ROME (Reuters) - Italian center-right leader Silvio Berlusconi faces one of the heaviest blows of his 20-year political career on Wednesday when the Senate votes on stripping him of his seat in parliament over a conviction for tax fraud.
The vote will be the culmination of months of political wrangling and is almost certain to lead to Berlusconi’s expulsion from the upper house, opening an uncertain new phase for one of Italy’s most divisive political figures.
The 77-year-old media billionaire, who has dominated politics for two decades, has already pulled his party out of Prime Minister Enrico Letta’s ruling coalition after seven months in government, accusing leftwing opponents of mounting a “coup d‘etat” to eliminate him.
The Senate is due to vote at around 7.00 p.m. (1800 GMT) to declare Berlusconi ineligible for parliament after he was convicted of masterminding a complex system of illegally inflated invoices to cut the tax bill for his Mediaset television empire.
The court sentenced him to four years in jail, commuted to a year likely to be spent performing community service, and he was also banned from holding public office for two years, preventing any immediate return to government.
Under a law passed with Berlusconi’s support last year, politicians convicted of serious criminal offences are ineligible for parliament, but his expulsion must first be confirmed by a full vote in the Senate.
Both Letta’s center-left Democratic Party (PD) and former comedian Beppe Grillo’s anti-establishment 5-Star Movement have declared they will vote against Berlusconi, making it virtually certain that he will be expelled.
His removal will have little immediate impact on Letta’s government, which survived a confidence vote on the 2014 budget on Tuesday with the help of a group of some 30 center-right senators who broke away from Berlusconi’s party this month.
But it will heighten the political tensions that have hampered any serious reforms to Italy’s stagnant economy, struggling with youth unemployment of more than 40 percent and stuck in a recession that has lasted more than two years.
Once outside, Berlusconi is likely to remain a troublesome opponent for the government, much like Grillo, who does not sit in parliament but who keeps up a steady stream of attacks in public meetings and on his widely read blog.

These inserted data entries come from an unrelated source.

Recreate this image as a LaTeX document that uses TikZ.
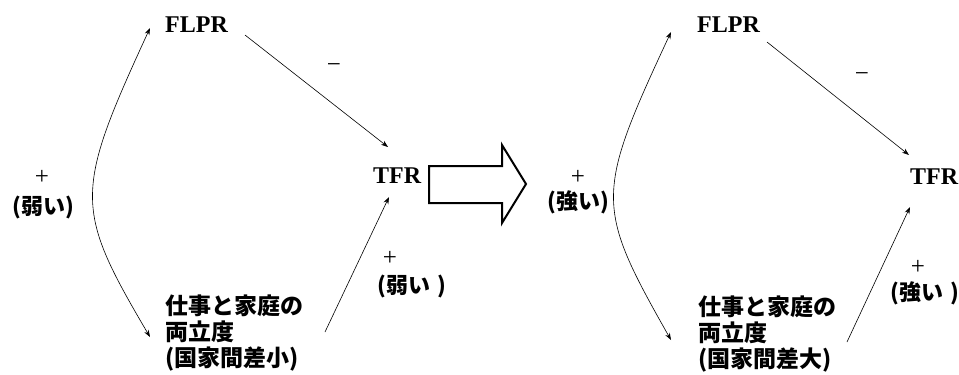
\documentclass[tikz,border=0pt]{standalone}
\usepackage{fontspec}
\setmainfont{Liberation Serif}
\newfontfamily\jp{Noto Sans CJK JP}
\usetikzlibrary{arrows.meta}
\begin{document}
\begin{tikzpicture}[x=1pt,y=-1pt,
  lat/.style={inner sep=0, font=\bfseries\fontsize{24}{28}\selectfont},
  jpl/.style={inner sep=0, align=left, font=\jp\bfseries\fontsize{23}{26}\selectfont},
  sgn/.style={inner sep=0, font=\fontsize{25}{28}\selectfont},
  wk/.style={inner sep=0, font=\jp\bfseries\fontsize{22}{24}\selectfont},
  conn/.style={-{Stealth[length=7pt,width=5pt]}, line width=0.6pt},
  dconn/.style={{Stealth[length=7pt,width=5pt]}-{Stealth[length=7pt,width=5pt]}, line width=0.6pt}]
\useasboundingbox (0,0) rectangle (959,375);
% left panel
\node[lat, anchor=base west] (flprA) at (165,32) {FLPR};
\node[lat, anchor=base west] (tfrA) at (373,183) {TFR};
\node[jpl, anchor=north west] (wfA) at (165,295) {仕事と家庭の\\両立度\\(国家間差小)};
\node[sgn] (minusA) at (334,68) {−};
\node[sgn] (plusA1) at (42,177) {+};
\node[wk] (weakA1) at (43,208) {(弱い)};
\node[sgn] (plusA2) at (390,258) {+};
\node[wk, anchor=west] (weakA2) at (377,287) {(弱い\kern.35em)};
\draw[conn] ([shift={(80,3)}]flprA.base west) -- ([shift={(15,-36)}]tfrA.base west);
\draw[conn] ([shift={(160,37)}]wfA.north west) -- ([shift={(16,14)}]tfrA.base west);
\draw[dconn] ([shift={(-15,-4)}]flprA.base west) .. controls (74,193) and (74,208) .. ([shift={(-15,42)}]wfA.north west);
% block arrow
\draw[line width=2pt, line join=miter] (429,166) -- (502,166) -- (502,145) -- (526,184) -- (502,223) -- (502,203) -- (429,203) -- cycle;
% right panel
\node[lat, anchor=base west] (flprB) at (697,32) {FLPR};
\node[lat, anchor=base west] (tfrB) at (910,184) {TFR};
\node[jpl, anchor=north west] (wfB) at (698,296) {仕事と家庭の\\両立度\\(国家間差大)};
\node[sgn] (minusB) at (862,77) {−};
\node[sgn] (plusB1) at (578,177) {+};
\node[wk, anchor=west] (strB1) at (547,202) {(強い)};
\node[sgn] (plusB2) at (918,267) {+};
\node[wk, anchor=west] (strB2) at (890,293) {(強い\kern.35em)};
\draw[conn] ([shift={(70,10)}]flprB.base west) -- ([shift={(-1,-29)}]tfrB.base west);
\draw[conn] ([shift={(149,46)}]wfB.north west) -- ([shift={(0,23)}]tfrB.base west);
\draw[dconn] ([shift={(-26,0)}]flprB.base west) .. controls (595,195) and (595,206) .. ([shift={(-27,44)}]wfB.north west);
\end{tikzpicture}
\end{document}
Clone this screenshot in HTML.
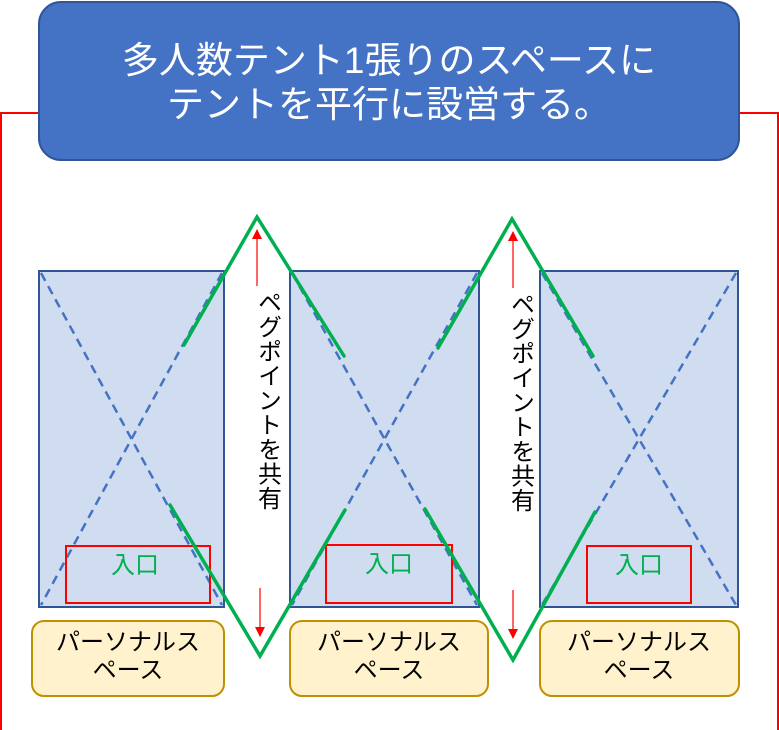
<!DOCTYPE html>
<html><head><meta charset="utf-8"><style>
html,body{margin:0;padding:0;background:#fff;}
svg{display:block;}
text{font-family:"Liberation Sans","Noto Sans CJK JP",sans-serif;}
</style></head><body>
<svg width="779" height="730" viewBox="0 0 779 730" xmlns="http://www.w3.org/2000/svg">
<defs>
<marker id="ar" viewBox="0 0 10 10" refX="9" refY="5" markerWidth="10" markerHeight="10" markerUnits="userSpaceOnUse" orient="auto"><path d="M0,0L10,5L0,10z" fill="#ff0000"/></marker>
</defs>
<rect x="1" y="113" width="777" height="620" fill="none" stroke="#ff0000" stroke-width="2"/>
<g fill="#d0dcef" stroke="#2f5597" stroke-width="2">
<rect x="39" y="271" width="185" height="336"/>
<rect x="290" y="271" width="189" height="336"/>
<rect x="540" y="271" width="198" height="336"/>
</g>
<g stroke="#4472c4" stroke-width="2.5" stroke-dasharray="9,6" fill="none">
<line x1="41" y1="273" x2="222" y2="605"/><line x1="222" y1="273" x2="41" y2="605"/>
<line x1="292" y1="273" x2="477" y2="605"/><line x1="477" y1="273" x2="292" y2="605"/>
<line x1="542" y1="273" x2="736" y2="605"/><line x1="736" y1="273" x2="542" y2="605"/>
</g>
<rect x="225" y="271" width="64" height="337" fill="#fff"/>
<rect x="480" y="271" width="59" height="337" fill="#fff"/>
<line x1="224" y1="271" x2="224" y2="607" stroke="#2f5597" stroke-width="2"/>
<line x1="290" y1="271" x2="290" y2="607" stroke="#2f5597" stroke-width="2"/>
<line x1="479" y1="271" x2="479" y2="607" stroke="#2f5597" stroke-width="2"/>
<line x1="540" y1="271" x2="540" y2="607" stroke="#2f5597" stroke-width="2"/>
<g fill="none" stroke="#ff0000" stroke-width="2">
<rect x="66" y="546" width="144" height="57"/>
<rect x="326" y="545" width="126" height="58"/>
<rect x="587" y="546" width="104" height="57"/>
</g>
<g fill="#00b050" font-size="24" text-anchor="middle">
<text x="135" y="573">入口</text>
<text x="389" y="572">入口</text>
<text x="639" y="573">入口</text>
</g>
<g stroke="#00b050" stroke-width="3.5" fill="none" stroke-linecap="round">
<polyline points="184,345 257,217 344,356"/>
<polyline points="170,505 260,656 345,510"/>
<polyline points="438,348 512,219 593,356"/>
<polyline points="425,509 513,660 595,512"/>
</g>
<g stroke="#ff0000" stroke-width="1.2" marker-end="url(#ar)">
<line x1="257" y1="286" x2="257" y2="230"/>
<line x1="260" y1="588" x2="260" y2="636"/>
<line x1="513" y1="288" x2="513" y2="232"/>
<line x1="513" y1="590" x2="513" y2="638"/>
</g>
<g font-size="24" fill="#000" style="writing-mode:vertical-rl;letter-spacing:0.5px">
<text x="267" y="290">ペグポイントを共有</text>
<text x="520" y="292">ペグポイントを共有</text>
</g>
<g fill="#fff2cc" stroke="#bf9000" stroke-width="2">
<rect x="32" y="621" width="192" height="75" rx="12"/>
<rect x="290" y="621" width="198" height="75" rx="12"/>
<rect x="540" y="621" width="199" height="75" rx="12"/>
</g>
<g font-size="24" fill="#000" text-anchor="middle">
<text x="128" y="650">パーソナルス</text><text x="128" y="678">ペース</text>
<text x="389" y="650">パーソナルス</text><text x="389" y="678">ペース</text>
<text x="639" y="650">パーソナルス</text><text x="639" y="678">ペース</text>
</g>
<rect x="39" y="2" width="700" height="158" rx="22" fill="#4472c4" stroke="#2f5597" stroke-width="2"/>
<g fill="#fff" font-size="37" text-anchor="middle">
<text x="389" y="73">多人数テント1張りのスペースに</text>
<text x="389" y="117">テントを平行に設営する。</text>
</g>
</svg>
</body></html>
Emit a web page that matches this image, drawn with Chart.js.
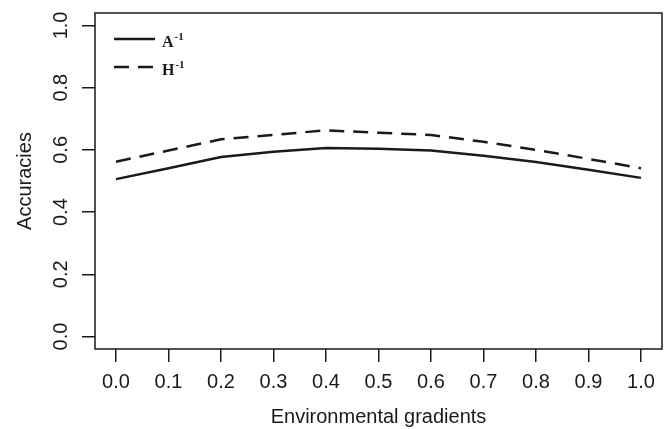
<!DOCTYPE html>
<html>
<head>
<meta charset="utf-8">
<script src="https://cdn.jsdelivr.net/npm/chart.js@4/dist/chart.umd.min.js"></script>
<style>
  html, body { margin: 0; padding: 0; background: #fff; }
  #wrap { width: 665px; height: 429px; position: relative; }
</style>
</head>
<body>
<div id="wrap"><canvas id="accChart"></canvas></div>
<script>
// values
const gradients = [0.0, 0.1, 0.2, 0.3, 0.4, 0.5, 0.6, 0.7, 0.8, 0.9, 1.0];
const accA = [0.506, 0.541, 0.577, 0.594, 0.606, 0.604, 0.598, 0.581, 0.561, 0.536, 0.510];
const accH = [0.562, 0.598, 0.634, 0.648, 0.663, 0.655, 0.648, 0.626, 0.600, 0.571, 0.541];
const seriesNames = ['A', 'H'];
const superscript = '-1';
const yTickValues = [0.0, 0.2, 0.4, 0.6, 0.8, 1.0];
const xTickValues = gradients;

const ink = '#1a1a1a';
const sansFont = "'Liberation Sans', Arial, sans-serif";

function toPoints(xs, ys) {
  return xs.map((x, i) => ({ x: x, y: ys[i] }));
}

// R-style box, rotated y labels and the legend
const rStyle = {
  id: 'rStyle',
  afterDraw(chart) {
    const ctx = chart.ctx;
    const a = chart.chartArea;
    ctx.save();
    ctx.strokeStyle = ink;
    ctx.lineWidth = 1.5;
    ctx.strokeRect(a.left, a.top, a.right - a.left, a.bottom - a.top);

    // y tick labels, turned like R does
    const ys = chart.scales.y;
    ctx.fillStyle = ink;
    ctx.font = '20px ' + sansFont;
    ctx.textAlign = 'center';
    ctx.textBaseline = 'middle';
    yTickValues.forEach(v => {
      const py = ys.getPixelForValue(v);
      ctx.save();
      ctx.translate(61, py);
      ctx.rotate(-Math.PI / 2);
      ctx.fillText(v.toFixed(1), 0, 0);
      ctx.restore();
    });

    // legend
    const rows = [39, 67];
    chart.data.datasets.forEach((ds, i) => {
      const y = rows[i];
      ctx.strokeStyle = ink;
      ctx.lineWidth = 2.5;
      ctx.setLineDash(ds.borderDash || []);
      ctx.beginPath();
      ctx.moveTo(114, y);
      ctx.lineTo(155, y);
      ctx.stroke();
      ctx.setLineDash([]);
      ctx.textAlign = 'left';
      ctx.textBaseline = 'alphabetic';
      ctx.font = "bold 16px 'Liberation Serif', 'Times New Roman', serif";
      ctx.fillText(seriesNames[i], 162, y + 8);
      const w = ctx.measureText(seriesNames[i]).width;
      ctx.font = "bold 11px 'Liberation Serif', 'Times New Roman', serif";
      ctx.fillText(superscript, 162 + w + 1, y + 1);
    });
    ctx.restore();
  }
};

new Chart(document.getElementById('accChart'), {
  type: 'line',
  data: {
    datasets: [
      {
        label: seriesNames[0] + superscript,
        data: toPoints(gradients, accA),
        borderColor: ink,
        borderWidth: 2.5,
        pointRadius: 0,
        tension: 0,
        fill: false
      },
      {
        label: seriesNames[1] + superscript,
        data: toPoints(gradients, accH),
        borderColor: ink,
        borderWidth: 2.5,
        borderDash: [15, 9],
        pointRadius: 0,
        tension: 0,
        fill: false
      }
    ]
  },
  options: {
    responsive: true,
    maintainAspectRatio: false,
    animation: false,
    devicePixelRatio: 1,
    layout: { padding: { left: 0, right: 3, top: 13, bottom: 0 } },
    plugins: {
      legend: { display: false },
      tooltip: { enabled: false }
    },
    scales: {
      x: {
        type: 'linear',
        min: -0.04,
        max: 1.04,
        afterBuildTicks: s => { s.ticks = xTickValues.map(v => ({ value: v })); },
        afterFit: s => { s.height = 80; },
        grid: { drawOnChartArea: false, drawTicks: true, tickLength: 13, color: ink, lineWidth: 1.5 },
        border: { display: false },
        ticks: {
          color: ink,
          font: { family: sansFont, size: 20 },
          padding: 8,
          maxRotation: 0,
          callback: v => Number(v).toFixed(1)
        },
        title: {
          display: true,
          text: 'Environmental gradients',
          color: ink,
          font: { family: sansFont, size: 20 },
          padding: { top: 4, bottom: 0 }
        }
      },
      y: {
        type: 'linear',
        min: -0.04,
        max: 1.04,
        afterBuildTicks: s => { s.ticks = yTickValues.map(v => ({ value: v })); },
        afterFit: s => { s.width = 95; },
        grid: { drawOnChartArea: false, drawTicks: true, tickLength: 13, color: ink, lineWidth: 1.5 },
        border: { display: false },
        ticks: { display: false },
        title: {
          display: true,
          text: 'Accuracies',
          color: ink,
          font: { family: sansFont, size: 20 },
          padding: { top: 13, bottom: 0 }
        }
      }
    }
  },
  plugins: [rStyle]
});
</script>
</body>
</html>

Berlusconi’s lawyers dismiss as “completely unrealistic” the possibility that, once his parliamentary immunity is lifted, he may face arrest over a series of other cases, including paying for sex with a minor.
Supporters feel a clear sense of injustice and say he has been targeted by leftist judges who have attempted to subvert the political process.
“Berlusconi is a victim of an unjust, anti-democratic battle,” said Forza Italia deputy Annagrazia Calabria. “Nobody can take away the consensus of millions and millions of Italians, all his followers who still believe in him and who have stayed by his side.”
Berlusconi joined Letta’s Democratic Party in an unlikely coalition after the deadlocked February election which left no side able to form a government on its own.
However, relations were rocky from the start, worsened by rows over tax policy and tensions over Berlusconi’s tax fraud conviction in August, only one of a number of legal problems facing the former premier.
The split in his center-right party, now rebranded under its original name Forza Italia, may have removed the immediate threat to Letta, who has won two confidence votes in parliament since Berlusconi’s conviction.
But the government now faces the prospect of a wearying battle with an opposition that is likely to become more bitter in tone with the approach of European parliamentary elections in May, the next major test of support for the government.